Online Search Agents and Unknown Environments

Offline Online
Full map known before search Map discovered during execution
Computes full plan, then executes Interleaves computation and execution
Can backtrack virtually Backtracking may be impossible (physical world)

Online search is necessary when: - The environment is unknown and must be explored - Actions have costs (backtracking is expensive) - The agent must act in real time


Online Search Problem

Formulation: - Actions: finite set available at current state - Step-cost function: s(s, a) known only when action taken - Goal test: recognized when goal is reached

The agent cannot compute future costs in advance — it learns the map as it explores.


Competitive Ratio

For online search, optimality is replaced by competitive ratio:

Competitive ratio = (cost of online solution) / (cost of optimal offline solution)

For a connected graph with b actions per state, the competitive ratio of any online algorithm is at least b (unavoidable: must explore dead ends).


LRTA* (Learning Real-Time A*)

A practical online search algorithm that: 1. Learns H-values (heuristic estimates) from experience 2. Makes locally optimal moves w.r.t. current H-estimates 3. Updates H-values based on actual costs observed

function LRTA*-AGENT(s') returns an action
    -- s' is current state (percept)
    if GOAL-TEST(s') then return stop
    if s' is new then H[s'] ← h(s')   -- initialize from heuristic
    if s is not null then
        -- Update H value of previous state
        H[s] ← min over each a in ACTIONS(s) of:
                   LRTA*-COST(s, a, s', H)
    -- Choose action minimizing LRTA*-COST
    a* ← argmin over a in ACTIONS(s) of LRTA*-COST(s, a, s', H)
    s, a ← s', a*
    return a*

function LRTA*-COST(s, a, s', H)
    if s' is undefined then return h(s)
    return c(s, a, s') + H[s']

Where c(s, a, s’) is the step cost of taking action a in state s leading to s’.

Key Insight

LRTA* updates H[s] to be at least as large as the best estimated cost to the goal through any neighbor.

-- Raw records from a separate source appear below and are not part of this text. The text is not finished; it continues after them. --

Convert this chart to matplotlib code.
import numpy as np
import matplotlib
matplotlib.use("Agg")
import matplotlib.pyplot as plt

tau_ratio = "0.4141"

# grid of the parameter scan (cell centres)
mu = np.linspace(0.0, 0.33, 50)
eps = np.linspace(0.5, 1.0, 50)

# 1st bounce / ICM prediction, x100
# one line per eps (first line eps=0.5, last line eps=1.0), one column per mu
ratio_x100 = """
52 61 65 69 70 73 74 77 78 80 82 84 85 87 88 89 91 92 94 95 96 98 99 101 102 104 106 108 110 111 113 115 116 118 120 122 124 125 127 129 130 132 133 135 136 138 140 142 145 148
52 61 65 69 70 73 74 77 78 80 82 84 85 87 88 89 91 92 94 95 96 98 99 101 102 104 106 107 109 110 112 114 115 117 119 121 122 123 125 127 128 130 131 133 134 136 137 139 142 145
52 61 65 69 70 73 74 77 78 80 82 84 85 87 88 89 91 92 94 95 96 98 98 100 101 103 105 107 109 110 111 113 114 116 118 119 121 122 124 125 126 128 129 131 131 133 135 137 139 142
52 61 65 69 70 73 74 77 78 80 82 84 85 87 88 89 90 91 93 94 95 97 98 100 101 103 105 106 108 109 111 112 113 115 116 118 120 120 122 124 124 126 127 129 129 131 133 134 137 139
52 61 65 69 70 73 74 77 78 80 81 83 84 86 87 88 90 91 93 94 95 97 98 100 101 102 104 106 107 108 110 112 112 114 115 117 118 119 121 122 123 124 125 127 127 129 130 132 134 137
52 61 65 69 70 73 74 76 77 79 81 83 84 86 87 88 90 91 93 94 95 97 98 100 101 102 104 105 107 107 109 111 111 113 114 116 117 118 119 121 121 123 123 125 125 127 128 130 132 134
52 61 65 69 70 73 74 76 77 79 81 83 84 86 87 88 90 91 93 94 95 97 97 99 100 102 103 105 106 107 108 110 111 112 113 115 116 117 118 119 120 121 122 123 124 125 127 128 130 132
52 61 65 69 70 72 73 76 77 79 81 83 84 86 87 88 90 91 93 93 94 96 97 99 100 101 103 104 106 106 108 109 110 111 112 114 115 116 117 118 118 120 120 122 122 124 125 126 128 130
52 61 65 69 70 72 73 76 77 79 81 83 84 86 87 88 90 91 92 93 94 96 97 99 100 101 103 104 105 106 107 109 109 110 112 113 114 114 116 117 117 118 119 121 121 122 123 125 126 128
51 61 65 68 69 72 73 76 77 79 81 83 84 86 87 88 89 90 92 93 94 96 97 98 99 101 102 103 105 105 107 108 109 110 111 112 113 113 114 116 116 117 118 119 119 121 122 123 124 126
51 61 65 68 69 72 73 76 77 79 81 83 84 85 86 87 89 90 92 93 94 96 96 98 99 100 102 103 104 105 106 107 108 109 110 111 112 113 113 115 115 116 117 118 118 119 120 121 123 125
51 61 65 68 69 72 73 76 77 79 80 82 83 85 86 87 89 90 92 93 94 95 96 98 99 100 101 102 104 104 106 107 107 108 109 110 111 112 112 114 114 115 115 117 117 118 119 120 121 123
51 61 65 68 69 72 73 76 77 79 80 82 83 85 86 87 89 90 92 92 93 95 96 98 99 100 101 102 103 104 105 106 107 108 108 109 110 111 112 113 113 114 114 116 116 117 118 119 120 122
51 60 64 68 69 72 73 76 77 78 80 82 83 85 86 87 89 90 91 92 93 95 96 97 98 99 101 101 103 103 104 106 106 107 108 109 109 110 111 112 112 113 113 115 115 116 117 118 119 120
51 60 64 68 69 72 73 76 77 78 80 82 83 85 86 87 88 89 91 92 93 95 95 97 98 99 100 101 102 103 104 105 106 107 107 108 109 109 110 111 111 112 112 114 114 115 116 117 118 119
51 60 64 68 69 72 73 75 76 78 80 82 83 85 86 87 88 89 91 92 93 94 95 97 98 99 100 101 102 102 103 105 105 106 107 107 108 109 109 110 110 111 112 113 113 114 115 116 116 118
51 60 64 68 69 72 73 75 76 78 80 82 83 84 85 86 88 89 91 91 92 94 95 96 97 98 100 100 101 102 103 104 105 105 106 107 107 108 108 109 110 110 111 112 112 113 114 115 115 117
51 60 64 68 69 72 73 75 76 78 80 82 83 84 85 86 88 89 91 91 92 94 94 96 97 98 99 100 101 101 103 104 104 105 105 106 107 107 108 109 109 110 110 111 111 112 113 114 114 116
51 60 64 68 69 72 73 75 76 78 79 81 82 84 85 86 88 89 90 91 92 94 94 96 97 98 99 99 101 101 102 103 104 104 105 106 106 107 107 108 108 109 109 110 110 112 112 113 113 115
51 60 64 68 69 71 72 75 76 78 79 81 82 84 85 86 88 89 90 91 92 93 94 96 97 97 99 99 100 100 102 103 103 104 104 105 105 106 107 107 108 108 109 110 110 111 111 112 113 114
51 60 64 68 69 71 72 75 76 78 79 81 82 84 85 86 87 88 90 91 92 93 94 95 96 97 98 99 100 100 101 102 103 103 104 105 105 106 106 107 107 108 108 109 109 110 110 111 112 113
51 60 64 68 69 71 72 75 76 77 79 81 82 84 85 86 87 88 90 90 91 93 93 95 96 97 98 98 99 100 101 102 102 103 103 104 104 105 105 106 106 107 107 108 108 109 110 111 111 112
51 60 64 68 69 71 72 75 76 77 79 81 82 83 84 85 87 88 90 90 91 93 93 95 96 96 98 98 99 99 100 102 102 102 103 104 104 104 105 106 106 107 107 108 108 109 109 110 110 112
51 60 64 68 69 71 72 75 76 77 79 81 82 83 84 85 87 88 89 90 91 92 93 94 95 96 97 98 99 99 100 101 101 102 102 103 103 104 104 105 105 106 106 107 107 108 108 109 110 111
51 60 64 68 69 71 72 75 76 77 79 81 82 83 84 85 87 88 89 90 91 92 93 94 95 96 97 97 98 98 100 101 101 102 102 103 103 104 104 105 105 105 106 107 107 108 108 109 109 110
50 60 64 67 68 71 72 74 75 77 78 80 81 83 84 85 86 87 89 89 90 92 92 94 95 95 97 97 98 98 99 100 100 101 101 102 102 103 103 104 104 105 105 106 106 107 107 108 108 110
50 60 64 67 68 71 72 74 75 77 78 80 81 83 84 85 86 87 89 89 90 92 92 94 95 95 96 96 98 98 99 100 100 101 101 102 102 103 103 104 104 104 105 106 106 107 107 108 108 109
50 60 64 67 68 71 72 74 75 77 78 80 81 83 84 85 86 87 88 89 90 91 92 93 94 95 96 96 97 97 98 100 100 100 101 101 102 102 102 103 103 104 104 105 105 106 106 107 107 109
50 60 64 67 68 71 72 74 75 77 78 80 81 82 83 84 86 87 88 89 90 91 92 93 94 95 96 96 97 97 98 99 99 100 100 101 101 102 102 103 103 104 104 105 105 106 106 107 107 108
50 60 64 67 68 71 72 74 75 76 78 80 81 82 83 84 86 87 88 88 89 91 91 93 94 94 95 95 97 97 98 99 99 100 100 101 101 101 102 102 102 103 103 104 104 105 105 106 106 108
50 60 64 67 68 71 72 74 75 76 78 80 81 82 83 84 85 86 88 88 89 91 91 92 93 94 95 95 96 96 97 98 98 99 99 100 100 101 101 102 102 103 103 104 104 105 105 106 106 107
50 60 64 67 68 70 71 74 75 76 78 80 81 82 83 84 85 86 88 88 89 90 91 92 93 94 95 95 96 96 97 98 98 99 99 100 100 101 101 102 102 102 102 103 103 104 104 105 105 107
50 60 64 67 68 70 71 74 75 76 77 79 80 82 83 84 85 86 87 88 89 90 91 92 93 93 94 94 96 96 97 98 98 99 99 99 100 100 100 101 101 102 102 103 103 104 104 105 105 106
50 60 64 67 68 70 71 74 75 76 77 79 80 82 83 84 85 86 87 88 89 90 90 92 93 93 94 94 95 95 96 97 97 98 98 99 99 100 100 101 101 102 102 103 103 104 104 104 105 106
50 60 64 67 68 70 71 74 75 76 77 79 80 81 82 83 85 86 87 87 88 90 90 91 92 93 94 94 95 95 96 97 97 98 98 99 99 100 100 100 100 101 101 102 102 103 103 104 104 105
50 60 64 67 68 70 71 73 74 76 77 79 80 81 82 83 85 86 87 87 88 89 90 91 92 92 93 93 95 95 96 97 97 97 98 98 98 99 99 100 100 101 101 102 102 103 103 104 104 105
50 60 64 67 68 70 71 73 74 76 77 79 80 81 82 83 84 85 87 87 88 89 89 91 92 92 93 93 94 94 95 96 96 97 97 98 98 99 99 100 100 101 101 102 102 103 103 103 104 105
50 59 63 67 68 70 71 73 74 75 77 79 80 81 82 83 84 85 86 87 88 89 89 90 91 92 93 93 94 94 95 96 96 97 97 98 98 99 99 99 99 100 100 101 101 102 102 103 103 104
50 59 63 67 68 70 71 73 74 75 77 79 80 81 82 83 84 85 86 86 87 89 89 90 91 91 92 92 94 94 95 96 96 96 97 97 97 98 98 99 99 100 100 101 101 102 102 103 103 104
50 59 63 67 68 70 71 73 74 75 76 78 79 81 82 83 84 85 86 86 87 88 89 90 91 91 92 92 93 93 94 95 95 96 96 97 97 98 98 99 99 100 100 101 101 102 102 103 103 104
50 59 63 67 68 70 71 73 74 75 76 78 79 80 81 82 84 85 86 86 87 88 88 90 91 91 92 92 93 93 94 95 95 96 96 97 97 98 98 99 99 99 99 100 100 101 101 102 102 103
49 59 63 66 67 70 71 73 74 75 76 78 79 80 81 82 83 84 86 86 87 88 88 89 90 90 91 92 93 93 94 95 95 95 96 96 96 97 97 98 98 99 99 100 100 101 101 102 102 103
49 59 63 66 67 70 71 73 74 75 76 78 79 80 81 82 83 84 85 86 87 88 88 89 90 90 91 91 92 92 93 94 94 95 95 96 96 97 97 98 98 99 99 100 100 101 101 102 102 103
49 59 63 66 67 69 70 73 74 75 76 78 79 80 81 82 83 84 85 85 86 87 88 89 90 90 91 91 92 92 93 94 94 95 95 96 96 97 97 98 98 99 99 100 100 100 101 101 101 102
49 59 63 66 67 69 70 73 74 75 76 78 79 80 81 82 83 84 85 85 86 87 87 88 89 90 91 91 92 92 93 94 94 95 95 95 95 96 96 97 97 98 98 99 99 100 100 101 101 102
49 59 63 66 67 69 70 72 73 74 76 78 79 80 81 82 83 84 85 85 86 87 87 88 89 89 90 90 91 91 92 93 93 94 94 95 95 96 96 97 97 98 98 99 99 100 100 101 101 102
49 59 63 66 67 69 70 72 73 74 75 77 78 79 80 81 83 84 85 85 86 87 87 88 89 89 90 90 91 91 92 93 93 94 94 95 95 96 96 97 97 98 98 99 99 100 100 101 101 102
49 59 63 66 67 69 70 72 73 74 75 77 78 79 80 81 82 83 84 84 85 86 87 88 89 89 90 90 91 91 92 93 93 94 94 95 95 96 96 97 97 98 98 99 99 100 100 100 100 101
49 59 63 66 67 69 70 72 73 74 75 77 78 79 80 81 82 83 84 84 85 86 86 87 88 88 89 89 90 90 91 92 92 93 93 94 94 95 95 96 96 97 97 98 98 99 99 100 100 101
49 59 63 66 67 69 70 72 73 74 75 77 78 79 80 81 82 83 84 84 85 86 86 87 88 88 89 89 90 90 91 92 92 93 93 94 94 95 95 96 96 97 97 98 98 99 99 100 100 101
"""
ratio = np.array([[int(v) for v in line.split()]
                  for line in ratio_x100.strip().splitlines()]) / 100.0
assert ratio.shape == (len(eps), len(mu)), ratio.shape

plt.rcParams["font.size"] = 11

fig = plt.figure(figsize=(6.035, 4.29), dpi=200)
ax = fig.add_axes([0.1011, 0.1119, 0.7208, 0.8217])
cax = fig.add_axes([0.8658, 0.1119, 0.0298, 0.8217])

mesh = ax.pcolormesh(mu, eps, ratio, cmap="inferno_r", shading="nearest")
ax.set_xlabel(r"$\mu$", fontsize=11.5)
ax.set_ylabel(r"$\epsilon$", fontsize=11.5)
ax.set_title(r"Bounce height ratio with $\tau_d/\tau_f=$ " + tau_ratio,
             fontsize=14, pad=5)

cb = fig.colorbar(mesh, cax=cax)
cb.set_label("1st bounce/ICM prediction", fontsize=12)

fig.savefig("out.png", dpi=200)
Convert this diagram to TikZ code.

This makes H-values consistent over time — they converge to exact values with repeated trials.


Properties of LRTA*

Property Value
Complete (finite state space) Yes — guaranteed to find goal
Optimal No — may revisit states
H convergence Yes — after sufficient exploration
Memory O(states visited)

LRTA* is complete as long as: 1. State space is finite 2. State space is safely explorable (no dead ends from which goal is unreachable) 3. Step costs are uniform (or bounded)


Exploration vs. Exploitation

Online search faces the fundamental exploration-exploitation tradeoff: - Exploit: follow current best estimates → fast if estimates are good - Explore: gather information → improves future decisions

LRTA* is greedy (exploitative) but forces exploration through backtracking when trapped.

More sophisticated approaches (ε-greedy, UCB) come from the RL literature (Ch.22, multi-armed bandits).


Connection to RL

Online search = online RL without rewards (only goal/non-goal).

LRTA* updating H-values = TD learning updating value function estimates.

The Bellman update in RL (V(s) ← r + γ · V(s’)) is exactly the LRTA* cost update applied to reward-shaped value functions.

DynamICCL uses online RL: the agent discovers NCCL performance characteristics during actual training runs (no offline simulator) and adapts policy continuously — direct application of online search principles.